Bununla birlikte, dava dosyasında yer alan bilgi ve belgelerin incelenmesinden, davacının sübut bulan fiilinin, dava konusu işlemin tesis edildiği tarih itibarıyla yürürlükte bulunan mülga Yükseköğretim Kurumları Yönetici, Öğretim Elemanı ve Memurları Disiplin Yönetmeliğinin 5. maddesinin (ı) bendinde yer alan “öğrencilerle olan ilişkilerinde, Devlet memurluğu ve öğretim elemanı saygınlığına aykırı davranışlarda bulunmak” fiili kapsamında uyarma cezası olarak değerlendirilmesi gerektiği açıktır.

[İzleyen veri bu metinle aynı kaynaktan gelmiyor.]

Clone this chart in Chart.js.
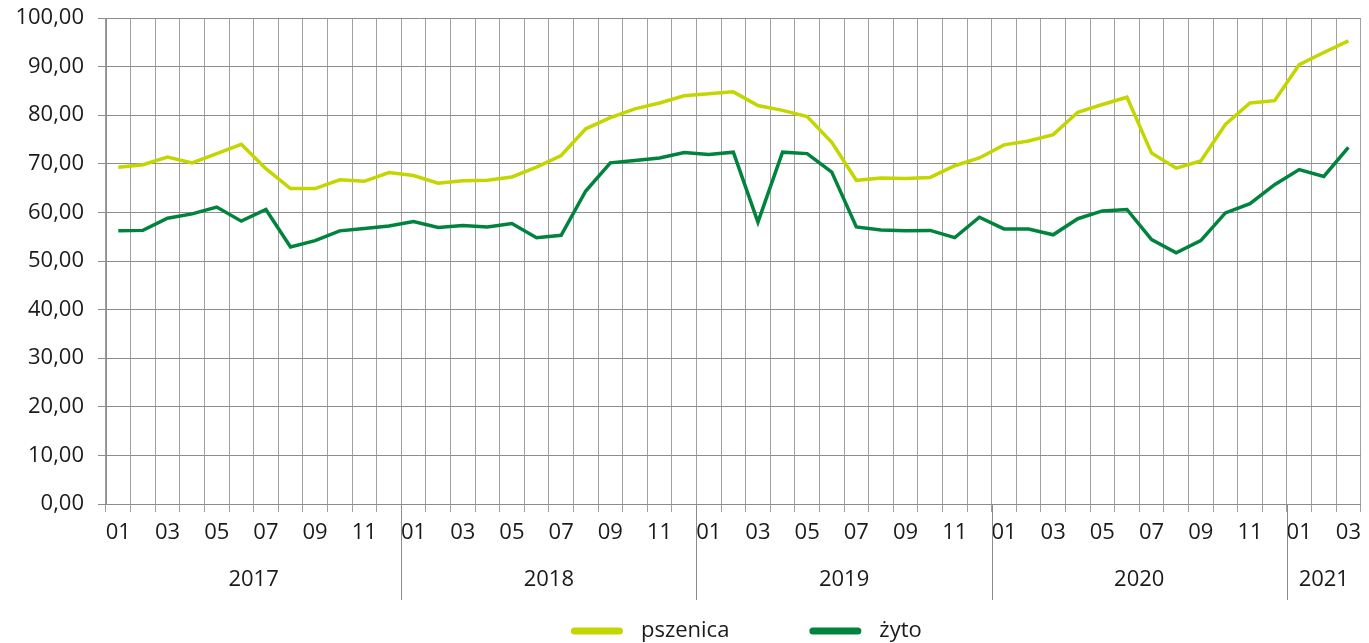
<!DOCTYPE html>
<html lang="pl">
<head>
<meta charset="UTF-8">
<title>Ceny pszenicy i żyta</title>
<script src="https://cdn.jsdelivr.net/npm/chart.js"></script>
<style>
  body { margin: 0; background: #fff; }
  #wrap { width: 1369px; height: 643px; }
</style>
</head>
<body>
<div id="wrap"><canvas id="priceChart"></canvas></div>
<script>
// miesiące (rrrr-mm)
const categories = [
  '2017-01','2017-02','2017-03','2017-04','2017-05','2017-06','2017-07','2017-08','2017-09','2017-10','2017-11','2017-12',
  '2018-01','2018-02','2018-03','2018-04','2018-05','2018-06','2018-07','2018-08','2018-09','2018-10','2018-11','2018-12',
  '2019-01','2019-02','2019-03','2019-04','2019-05','2019-06','2019-07','2019-08','2019-09','2019-10','2019-11','2019-12',
  '2020-01','2020-02','2020-03','2020-04','2020-05','2020-06','2020-07','2020-08','2020-09','2020-10','2020-11','2020-12',
  '2021-01','2021-02','2021-03'
];
const years = ['2017', '2018', '2019', '2020', '2021'];

const pszenica = [
  69.3, 69.8, 71.4, 70.2, 72.1, 74.0, 69.0, 64.9, 64.9, 66.7, 66.4, 68.2,
  67.6, 66.0, 66.5, 66.6, 67.3, 69.3, 71.7, 77.2, 79.5, 81.3, 82.5, 84.0,
  84.4, 84.8, 82.0, 81.0, 79.7, 74.4, 66.6, 67.1, 67.0, 67.2, 69.6, 71.2,
  73.9, 74.7, 76.0, 80.6, 82.2, 83.7, 72.2, 69.1, 70.6, 78.1, 82.5, 83.0,
  90.4, 92.9, 95.3
];
const zyto = [
  56.2, 56.3, 58.8, 59.7, 61.1, 58.2, 60.6, 52.9, 54.2, 56.2, 56.7, 57.2,
  58.1, 56.9, 57.3, 57.0, 57.7, 54.8, 55.3, 64.4, 70.2, 70.7, 71.2, 72.3,
  71.9, 72.4, 58.0, 72.4, 72.1, 68.3, 57.0, 56.4, 56.2, 56.3, 54.8, 59.0,
  56.6, 56.6, 55.4, 58.7, 60.3, 60.6, 54.4, 51.7, 54.2, 59.9, 61.8, 65.7,
  68.8, 67.4, 73.4
];

const FONT = '"Open Sans", "Noto Sans", sans-serif';
const FONT_SIZE = 22;
const TEXT = '#1a1a1a';

// podpisy lat pod osią + pionowe separatory
const yearBands = {
  id: 'yearBands',
  afterDraw(chart) {
    const x = chart.scales.x, area = chart.chartArea, ctx = chart.ctx;
    const half = (x.getPixelForValue(1) - x.getPixelForValue(0)) / 2;
    ctx.save();
    ctx.font = FONT_SIZE + 'px ' + FONT;
    ctx.fillStyle = TEXT;
    ctx.textAlign = 'center';
    ctx.textBaseline = 'middle';
    ctx.strokeStyle = '#8c8c8c';
    ctx.lineWidth = 1;
    years.forEach((yr, k) => {
      const idx = categories.map((c, i) => c.startsWith(yr) ? i : -1).filter(i => i >= 0);
      const left = x.getPixelForValue(idx[0]) - half;
      const right = x.getPixelForValue(idx[idx.length - 1]) + half;
      ctx.fillText(yr, (left + right) / 2, area.bottom + 76);
      if (k > 0) {
        const lx = Math.round(left) + 0.5;
        ctx.beginPath();
        ctx.moveTo(lx, area.bottom);
        ctx.lineTo(lx, area.bottom + 96);
        ctx.stroke();
      }
    });
    ctx.restore();
  }
};

// legenda na dole: kreska + nazwa serii
const bottomLegend = {
  id: 'bottomLegend',
  afterDraw(chart) {
    const ctx = chart.ctx, area = chart.chartArea;
    const sets = chart.data.datasets;
    const swatch = 52, gap = 18, spacing = 80;
    ctx.save();
    ctx.font = FONT_SIZE + 'px ' + FONT;
    ctx.textBaseline = 'middle';
    ctx.textAlign = 'left';
    const widths = sets.map(d => swatch + gap + ctx.measureText(d.label).width);
    const total = widths.reduce((a, b) => a + b, 0) + spacing * (sets.length - 1);
    let cx = (area.left + area.right) / 2 + 13 - total / 2;
    const cy = area.bottom + 127;
    sets.forEach((d, i) => {
      ctx.strokeStyle = d.borderColor;
      ctx.lineWidth = 7;
      ctx.lineCap = 'round';
      ctx.beginPath();
      ctx.moveTo(cx + 3.5, cy);
      ctx.lineTo(cx + swatch - 3.5, cy);
      ctx.stroke();
      ctx.fillStyle = TEXT;
      ctx.fillText(d.label, cx + swatch + gap, cy);
      cx += widths[i] + spacing;
    });
    ctx.restore();
  }
};

const ctx = document.getElementById('priceChart').getContext('2d');
new Chart(ctx, {
  type: 'line',
  data: {
    labels: categories,
    datasets: [
      { label: 'pszenica', data: pszenica, borderColor: '#c3d600', backgroundColor: '#c3d600',
        borderWidth: 3.5, pointRadius: 0, tension: 0 },
      { label: 'żyto', data: zyto, borderColor: '#00843d', backgroundColor: '#00843d',
        borderWidth: 3.5, pointRadius: 0, tension: 0 }
    ]
  },
  options: {
    responsive: true,
    maintainAspectRatio: false,
    animation: false,
    layout: { padding: { top: 18, right: 3, left: 0, bottom: 0 } },
    plugins: {
      tooltip: { enabled: false },
      legend: { display: false }
    },
    scales: {
      x: {
        offset: true,
        grid: { offset: true, color: '#a0a0a0', tickLength: 8, lineWidth: 1 },
        border: { color: '#8c8c8c' },
        ticks: {
          autoSkip: false,
          maxRotation: 0,
          padding: 8,
          color: TEXT,
          font: { family: FONT, size: FONT_SIZE },
          callback: (v, i) => i % 2 === 0 ? categories[i].slice(5) : ''
        },
        afterFit: scale => { scale.height = 139; }
      },
      y: {
        min: 0,
        max: 100,
        grid: { color: '#8c8c8c', tickLength: 8 },
        border: { color: '#8c8c8c' },
        ticks: {
          stepSize: 10,
          padding: 14,
          color: TEXT,
          font: { family: FONT, size: FONT_SIZE },
          callback: v => v.toFixed(2).replace('.', ',')
        },
        afterFit: scale => {
          scale.width = 106;
          scale.paddingTop = 0;
          scale.paddingBottom = 0;
        }
      }
    }
  },
  plugins: [yearBands, bottomLegend]
});
</script>
</body>
</html>
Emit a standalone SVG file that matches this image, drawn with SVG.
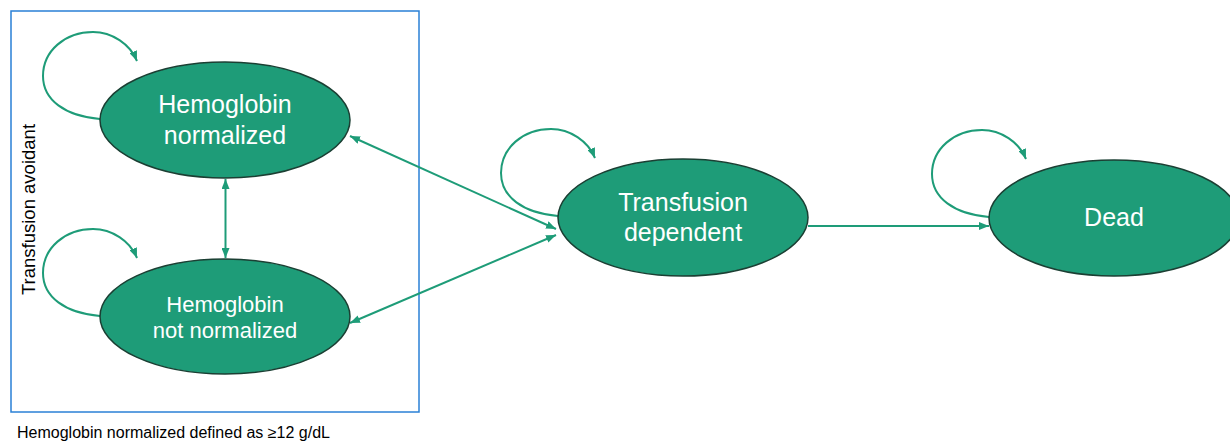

Açıklanan nedenlerle İdare Mahkemesince verilen karar ve dayandığı gerekçe usul ve kanuna uygun olup, bozulmasını gerektiren bir neden bulunmadığından, temyiz isteminin reddi ile anılan kararın yukarıda belirtilen gerekçeyle onanmasına ve temyiz giderlerinin istemde bulunan üzerinde bırakılmasına, bu kararın tebliğ tarihini izleyen 15 (onbeş) gün içerisinde kararın düzeltilmesi yolu açık olmak üzere, 16/09/2020 tarihinde oybirliği ile karar verildi.